§ **EXERCISE PROMPT**
Copy, exactly as written, the lines that begin at the one containing "Emit a Python" and end at the one containing "labelpad=6)". Skip any pictures in the data below.

§ **RECORDS FOR THIS EXERCISE**

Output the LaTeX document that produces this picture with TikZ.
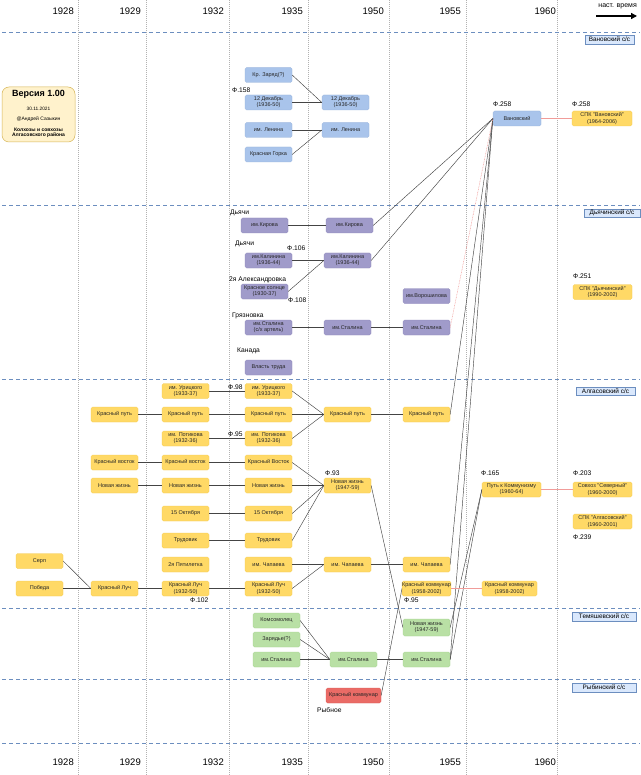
\documentclass[tikz,border=0pt]{standalone}
\usepackage{fontspec}
\setmainfont{Liberation Sans}
\usetikzlibrary{arrows.meta}
\definecolor{cBlue}{HTML}{A9C4EB}
\definecolor{cBlueD}{HTML}{94B0DA}
\definecolor{cPur}{HTML}{A09BCA}
\definecolor{cPurD}{HTML}{8C86BA}
\definecolor{cYel}{HTML}{FFD966}
\definecolor{cYelD}{HTML}{F2C94C}
\definecolor{cGrn}{HTML}{B9E0A5}
\definecolor{cGrnD}{HTML}{A3D18C}
\definecolor{cRed}{HTML}{EA6B66}
\definecolor{cRedD}{HTML}{D85A55}
\definecolor{cSec}{HTML}{DAE8FC}
\definecolor{cSecD}{HTML}{6C8EBF}
\definecolor{cVer}{HTML}{FFF2CC}
\definecolor{cVerD}{HTML}{D6B656}
\definecolor{cPink}{HTML}{F19C99}
\definecolor{cEdge}{HTML}{444444}
\newcommand\bxf{\fontsize{5.5}{6.1}\selectfont}
\newcommand\lbf{\fontsize{6.7}{7.7}\selectfont}
\newcommand\yrf{\fontsize{9.5}{11}\selectfont}
\newcommand\secf{\fontsize{6.4}{7}\selectfont}
\tikzset{
  box/.style={rounded corners=1.5pt, minimum width=47pt, minimum height=15pt, inner sep=0pt, align=center, font=\bxf, text=black!85, line width=0.3pt},
  bl/.style={box, fill=cBlue, draw=cBlueD},
  pu/.style={box, fill=cPur, draw=cPurD},
  ye/.style={box, fill=cYel, draw=cYelD},
  gr/.style={box, fill=cGrn, draw=cGrnD},
  rd/.style={box, fill=cRed, draw=cRedD},
  lbl/.style={anchor=west, inner sep=0pt, font=\lbf},
  yr/.style={anchor=east, inner sep=0pt, font=\yrf},
  sec/.style={fill=cSec, draw=cSecD, line width=0.4pt, inner sep=0pt, minimum height=8.5pt, font=\secf},
  edge/.style={draw=cEdge, line width=0.45pt},
  pedge/.style={draw=cPink, line width=0.5pt},
  pdot/.style={draw=cPink, line width=0.5pt, dash pattern=on 0.8pt off 0.8pt},
  hsep/.style={draw=cSecD, line width=0.8pt, dash pattern=on 4pt off 3pt},
  vsep/.style={draw=gray!60, line width=0.5pt, dash pattern=on 1pt off 1pt},
}
\begin{document}
\begin{tikzpicture}[x=1pt,y=-1pt]
\useasboundingbox (0,0) rectangle (640,775);
\fill[white] (0,0) rectangle (640,775);

% vertical dotted separators
\foreach \xx in {78,146,229,308,389,466,557} {\draw[vsep] (\xx,0) -- (\xx,775);}
% horizontal dashed separators
\foreach \yy in {32,205,379,608,679,743} {\draw[hsep] (2,\yy) -- (640,\yy);}

% years
\foreach \xx/\yy in {74/1928,141/1929,224/1932,303/1935,384/1950,461/1955,556/1960} {
  \node[yr] (t\yy) at (\xx,11) {\yy};
  \node[yr] (b\yy) at (\xx,762) {\yy};
}
\node[anchor=east, inner sep=0pt, font=\fontsize{7}{8}\selectfont] (nast) at (637,6) {наст. время};
\coordinate (arA) at (596,16);
\coordinate (arB) at (637,16);
\draw[line width=1.3pt, -{Triangle[length=6pt,width=6pt]}] (arA) -- (arB);

% section labels
\node[sec, minimum width=49pt] (sVan) at (609.5,39.5) {Вановский с/с};
\node[sec, minimum width=56pt] (sDya) at (612,213) {Дьячинский с/с};
\node[sec, minimum width=59pt] (sAlg) at (605.5,391) {Алгасовский с/с};
\node[sec, minimum width=64pt] (sTem) at (604,616.5) {Темяшевский с/с};
\node[sec, minimum width=64pt] (sRyb) at (604,687.5) {Рыбинский с/с};

% version box
\node[fill=cVer, draw=cVerD, line width=0.5pt, rounded corners=7pt, minimum width=73pt, minimum height=55pt] (ver) at (38.5,114.5) {};
\node[inner sep=0pt, font=\fontsize{9}{10}\selectfont\bfseries] (vT) at (38.5,94) {Версия 1.00};
\node[inner sep=0pt, font=\fontsize{4.8}{5}\selectfont] (vD) at (38.5,109) {30.11.2021};
\node[inner sep=0pt, font=\fontsize{5}{5.5}\selectfont] (vA) at (38.5,119.3) {@Андрей Сазыкин};
\node[inner sep=0pt, font=\fontsize{5}{5.5}\selectfont\bfseries] (vK) at (38.5,130) {Колхозы и совхозы};
\node[inner sep=0pt, font=\fontsize{5}{5.5}\selectfont\bfseries] (vR) at (38.5,135.5) {Алгасовского района};

% ---- Vanovsky
\node[bl] (kz) at (268.5,75) {Кр. Заряд(?)};
\node[bl] (dek35) at (268.5,102.5) {12 Декабрь\\(1936-50)};
\node[bl] (len35) at (268.5,130) {им. Ленина};
\node[bl] (gorka) at (268.5,154.5) {Красная Горка};
\node[bl] (dek50) at (345.5,102.5) {12 Декабрь\\(1936-50)};
\node[bl] (len50) at (345.5,130) {им. Ленина};
\node[bl, minimum width=48pt] (van) at (517,118.5) {Вановский};
\node[ye, minimum width=60pt] (spkvan) at (602,118.5) {СПК "Вановский"\\(1964-2006)};
\node[lbl] (f158) at (232,90) {Ф.158};
\node[lbl] (f258a) at (493,104) {Ф.258};
\node[lbl] (f258b) at (572,104) {Ф.258};

% ---- Dyachinsky
\node[pu] (kir35) at (264.5,225.5) {им.Кирова};
\node[pu] (kal35) at (268.5,260.5) {им.Калинина\\(1936-44)};
\node[pu] (sol) at (264.5,291.5) {Красное солнце\\(1930-37)};
\node[pu] (sta35) at (268.5,327.5) {им.Сталина\\(с/х артель)};
\node[pu] (vlast) at (268.5,367.5) {Власть труда};
\node[pu] (kir50) at (349.5,225.5) {им.Кирова};
\node[pu] (kal50) at (347.5,260.5) {им.Калинина\\(1936-44)};
\node[pu] (sta50) at (347.5,327.5) {им.Сталина};
\node[pu] (vor) at (426.5,296) {им.Ворошилова};
\node[pu] (sta55) at (426.5,327.5) {им.Сталина};
\node[ye, minimum width=59pt] (spkd) at (602.5,292) {СПК "Дьячинский"\\(1990-2002)};
\node[lbl] (dy1) at (230,213) {Дьячи};
\node[lbl] (dy2) at (235,244) {Дьячи};
\node[lbl] (f106) at (287,248) {Ф.106};
\node[lbl] (alex) at (229,280) {2я Александровка};
\node[lbl] (f108) at (288,300) {Ф.108};
\node[lbl] (gryaz) at (232,316) {Грязновка};
\node[lbl] (kanada) at (237,351) {Канада};
\node[lbl] (f251) at (573,276) {Ф.251};

% ---- Algasovsky
\node[ye] (ur32) at (185.5,391) {им. Урицкого\\(1933-37)};
\node[ye] (ur35) at (268.5,391) {им. Урицкого\\(1933-37)};
\node[ye] (kp29) at (114.5,414.5) {Красный путь};
\node[ye] (kp32) at (185.5,414.5) {Красный путь};
\node[ye] (kp35) at (268.5,414.5) {Красный путь};
\node[ye] (pot32) at (185.5,438.5) {им. Потикова\\(1932-36)};
\node[ye] (pot35) at (268.5,438.5) {им. Потикова\\(1932-36)};
\node[ye] (kv29) at (114.5,462.5) {Красный восток};
\node[ye] (kv32) at (185.5,462.5) {Красный восток};
\node[ye] (kv35) at (268.5,462.5) {Красный Восток};
\node[ye] (nz29) at (114.5,485.5) {Новая жизнь};
\node[ye] (nz32) at (185.5,485.5) {Новая жизнь};
\node[ye] (nz35) at (268.5,485.5) {Новая жизнь};
\node[ye] (okt32) at (185.5,513.5) {15 Октября};
\node[ye] (okt35) at (268.5,513.5) {15 Октября};
\node[ye] (tr32) at (185.5,540.5) {Трудовик};
\node[ye] (tr35) at (268.5,540.5) {Трудовик};
\node[ye] (pyat) at (185.5,564.5) {2я Пятилетка};
\node[ye] (cha35) at (268.5,564.5) {им. Чапаева};
\node[ye] (serp) at (39.5,561) {Серп};
\node[ye] (pob) at (39.5,588.5) {Победа};
\node[ye] (kl29) at (114.5,588.5) {Красный Луч};
\node[ye] (kl32) at (185.5,588.5) {Красный Луч\\(1932-50)};
\node[ye] (kl35) at (268.5,588.5) {Красный Луч\\(1932-50)};
\node[ye] (kp50) at (347.5,414.5) {Красный путь};
\node[ye] (nz50) at (347.5,485.5) {Новая жизнь\\(1947-59)};
\node[ye] (cha50) at (347.5,564.5) {им. Чапаева};
\node[ye] (kp55) at (426.5,414.5) {Красный путь};
\node[ye] (cha55) at (426.5,564.5) {им. Чапаева};
\node[ye] (kk55) at (426.5,588.5) {Красный коммунар\\(1958-2002)};
\node[ye, minimum width=59pt] (put) at (511.5,489.5) {Путь к Коммунизму\\(1960-64)};
\node[ye, minimum width=55pt] (kk60) at (509.5,588.5) {Красный коммунар\\(1958-2002)};
\node[ye, minimum width=59pt] (sev) at (602.5,489.5) {Совхоз "Северный"\\(1960-2000)};
\node[ye, minimum width=59pt] (spka) at (602.5,521.5) {СПК "Алгасовский"\\(1960-2001)};
\node[lbl] (f98) at (228,387) {Ф.98};
\node[lbl] (f95a) at (228,434) {Ф.95};
\node[lbl] (f102) at (190,600) {Ф.102};
\node[lbl] (f93) at (325,473) {Ф.93};
\node[lbl] (f95b) at (404,600) {Ф.95};
\node[lbl] (f165) at (481,473) {Ф.165};
\node[lbl] (f203) at (573,473) {Ф.203};
\node[lbl] (f239) at (573,537) {Ф.239};

% ---- Temyashevsky
\node[gr] (kom) at (276.5,620.5) {Комсомолец};
\node[gr] (zar) at (276.5,639.5) {Зарядье(?)};
\node[gr] (tst35) at (276.5,659.5) {им.Сталина};
\node[gr] (tst50) at (353.5,659.5) {им.Сталина};
\node[gr, minimum height=17pt] (tnz) at (426.5,627.5) {Новая жизнь\\(1947-59)};
\node[gr] (tst55) at (426.5,659.5) {им.Сталина};

% ---- Rybinsky
\node[rd, minimum width=55pt] (red) at (353.5,695.5) {Красный коммунар};
\node[lbl] (ryb) at (317,710) {Рыбное};

% ---- edges
\draw[edge] (kz.east) -- (dek50.west);
\draw[edge] (dek35) -- (dek50);
\draw[edge] (len35) -- (len50);
\draw[edge] (gorka.east) -- (len50.west);

\draw[edge] (kir35) -- (kir50);
\draw[edge] (kal35) -- (kal50);
\draw[edge] (sol.east) -- (kal50.west);
\draw[edge] (sta35) -- (sta50);
\draw[edge] (sta50) -- (sta55);

\draw[edge] (van.west) -- (kir50.east);
\draw[edge] (van.west) -- (kal50.east);
\draw[edge] (van.west) -- (kp55.east);
\draw[edge] (van.west) -- (cha55.east);
\draw[edge] (van.west) -- (tst55.east);
\draw[pdot] (van.west) -- (sta55.east);

\draw[edge] (ur32) -- (ur35);
\draw[edge] (kp29) -- (kp32);
\draw[edge] (kp32) -- (kp35);
\draw[edge] (pot32) -- (pot35);
\draw[edge] (kv29) -- (kv32);
\draw[edge] (kv32) -- (kv35);
\draw[edge] (nz29) -- (nz32);
\draw[edge] (nz32) -- (nz35);
\draw[edge] (okt32) -- (okt35);
\draw[edge] (tr32) -- (tr35);
\draw[edge] (serp.east) -- (kl29.west);
\draw[edge] (pob) -- (kl29);
\draw[edge] (kl29) -- (kl32);
\draw[edge] (kl32) -- (kl35);

\draw[edge] (ur35.east) -- (kp50.west);
\draw[edge] (kp35) -- (kp50);
\draw[edge] (pot35.east) -- (kp50.west);
\draw[edge] (kv35.east) -- (nz50.west);
\draw[edge] (nz35) -- (nz50);
\draw[edge] (okt35.east) -- (nz50.west);
\draw[edge] (tr35.east) -- (nz50.west);
\draw[edge] (cha35) -- (cha50);
\draw[edge] (kl35.east) -- (cha50.west);

\draw[edge] (kp50) -- (kp55);
\draw[edge] (cha50) -- (cha55);
\draw[edge] (nz50.east) -- (tnz.west);
\draw[edge] (red.east) -- (kk55.west);
\draw[edge] (put.west) -- (tnz.east);
\draw[edge] (put.west) -- (tst55.east);

\draw[edge] (kom.east) -- (tst50.west);
\draw[edge] (zar.east) -- (tst50.west);
\draw[edge] (tst35) -- (tst50);
\draw[edge] (tst50) -- (tst55);

\draw[pedge] (van) -- (spkvan);
\draw[pedge] (put) -- (sev);
\draw[pedge] (kk55) -- (kk60);
\end{tikzpicture}
\end{document}
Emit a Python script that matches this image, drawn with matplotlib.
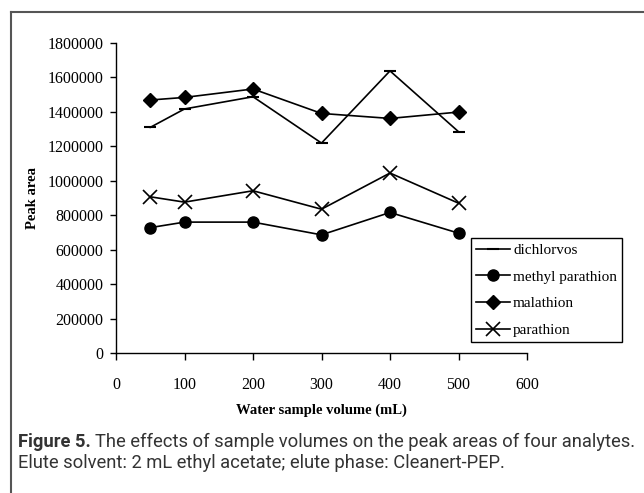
import matplotlib.pyplot as plt
from matplotlib.lines import Line2D

# sample volumes (mL)
volume = [50, 100, 200, 300, 400, 500]

# peak areas
dichlorvos = [1310000, 1417000, 1488000, 1219000, 1638000, 1285000]
methyl_parathion = [728000, 760000, 760000, 686000, 816000, 696000]
malathion = [1469000, 1484000, 1533000, 1391000, 1362000, 1399000]
parathion = [907000, 876000, 942000, 835000, 1045000, 870000]

x_ticks = [0, 100, 200, 300, 400, 500, 600]
y_ticks = list(range(0, 1800001, 200000))

serif = ["Liberation Serif", "DejaVu Serif"]
sans = ["Roboto", "Liberation Sans", "DejaVu Sans"]

fig = plt.figure(figsize=(6.44, 4.93), dpi=100)
W, H = 644, 493
ax = fig.add_axes([116 / W, 1 - 353 / H, (527 - 116) / W, (353 - 43) / H])

ax.plot(volume, dichlorvos, color="black", lw=1.2, marker="_", ms=9, mew=1.5,
        label="dichlorvos")
ax.plot(volume, methyl_parathion, color="black", lw=1.2, marker="o", ms=8,
        label="methyl parathion")
ax.plot(volume, malathion, color="black", lw=1.2, marker="D", ms=7.5,
        label="malathion")
ax.plot(volume, parathion, color="black", lw=1.2, marker="x", ms=10, mew=1.2,
        label="parathion")

ax.set_xlim(0, 600)
ax.set_ylim(0, 1800000)
ax.set_xticks(x_ticks)
ax.set_yticks(y_ticks)
ax.set_xticklabels([str(v) for v in x_ticks], fontfamily=serif, fontsize=11.5)
ax.set_yticklabels([str(v) for v in y_ticks], fontfamily=serif, fontsize=11.5)
ax.tick_params(axis="x", direction="out", length=5, width=1, pad=12)
ax.tick_params(axis="y", direction="out", length=4, width=1, pad=5)
for s in ["top", "right"]:
    ax.spines[s].set_visible(False)
for s in ["left", "bottom"]:
    ax.spines[s].set_linewidth(1)

ax.set_xlabel("Water sample volume (mL)", fontfamily=serif, fontweight="bold",
              fontsize=10.5, labelpad=8)
ax.set_ylabel("Peak area", fontfamily=serif, fontweight="bold", fontsize=10.5,
              labelpad=6)

leg = fig.legend(loc="upper left", bbox_to_anchor=(471 / W, 1 - 238 / H),
                 prop={"family": serif, "size": 11}, frameon=True,
                 fancybox=False, edgecolor="black", framealpha=1,
                 handlelength=2.2, handletextpad=0.2, borderpad=0.35,
                 labelspacing=0.85, borderaxespad=0)
leg.get_frame().set_linewidth(1)

# outer frame of the figure panel
fig.add_artist(Line2D([11 / W, 11 / W], [0, 1 - 12 / H], color="#555555", lw=1.5))
fig.add_artist(Line2D([11 / W, 1], [1 - 12 / H, 1 - 12 / H], color="#555555", lw=1.5))

# caption
cap_size = 13.2
cap1 = fig.text(18 / W, 1 - 447 / H, "Figure 5.", fontfamily=sans,
                fontsize=cap_size, fontweight="bold", color="#333333",
                va="baseline")
fig.canvas.draw()
bb = cap1.get_window_extent()
cap2 = fig.text((bb.x1 + 4) / W, 1 - 447 / H,
                "The effects of sample volumes on the peak areas of four analytes.",
                fontfamily=sans, fontsize=cap_size, color="#333333", va="baseline")
cap3 = fig.text(18 / W, 1 - 468 / H,
                "Elute solvent: 2 mL ethyl acetate; elute phase: Cleanert-PEP.",
                fontfamily=sans, fontsize=cap_size, color="#333333", va="baseline")

plt.savefig("out.png", dpi=100)
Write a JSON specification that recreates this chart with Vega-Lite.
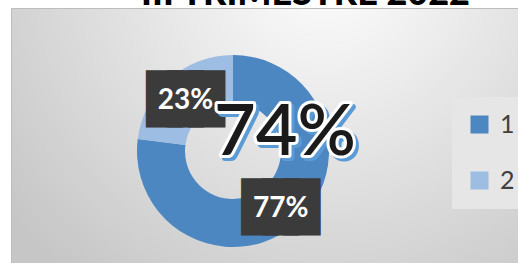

§ **TASK OUTPUT**
Emit a Python script that matches this image, drawn with matplotlib.
import matplotlib.pyplot as plt
from matplotlib.lines import Line2D

# sample volumes (mL)
volume = [50, 100, 200, 300, 400, 500]

# peak areas
dichlorvos = [1310000, 1417000, 1488000, 1219000, 1638000, 1285000]
methyl_parathion = [728000, 760000, 760000, 686000, 816000, 696000]
malathion = [1469000, 1484000, 1533000, 1391000, 1362000, 1399000]
parathion = [907000, 876000, 942000, 835000, 1045000, 870000]

x_ticks = [0, 100, 200, 300, 400, 500, 600]
y_ticks = list(range(0, 1800001, 200000))

serif = ["Liberation Serif", "DejaVu Serif"]
sans = ["Roboto", "Liberation Sans", "DejaVu Sans"]

fig = plt.figure(figsize=(6.44, 4.93), dpi=100)
W, H = 644, 493
ax = fig.add_axes([116 / W, 1 - 353 / H, (527 - 116) / W, (353 - 43) / H])

ax.plot(volume, dichlorvos, color="black", lw=1.2, marker="_", ms=9, mew=1.5,
        label="dichlorvos")
ax.plot(volume, methyl_parathion, color="black", lw=1.2, marker="o", ms=8,
        label="methyl parathion")
ax.plot(volume, malathion, color="black", lw=1.2, marker="D", ms=7.5,
        label="malathion")
ax.plot(volume, parathion, color="black", lw=1.2, marker="x", ms=10, mew=1.2,
        label="parathion")

ax.set_xlim(0, 600)
ax.set_ylim(0, 1800000)
ax.set_xticks(x_ticks)
ax.set_yticks(y_ticks)
ax.set_xticklabels([str(v) for v in x_ticks], fontfamily=serif, fontsize=11.5)
ax.set_yticklabels([str(v) for v in y_ticks], fontfamily=serif, fontsize=11.5)
ax.tick_params(axis="x", direction="out", length=5, width=1, pad=12)
ax.tick_params(axis="y", direction="out", length=4, width=1, pad=5)
for s in ["top", "right"]:
    ax.spines[s].set_visible(False)
for s in ["left", "bottom"]:
    ax.spines[s].set_linewidth(1)

ax.set_xlabel("Water sample volume (mL)", fontfamily=serif, fontweight="bold",
              fontsize=10.5, labelpad=8)
ax.set_ylabel("Peak area", fontfamily=serif, fontweight="bold", fontsize=10.5,
              labelpad=6)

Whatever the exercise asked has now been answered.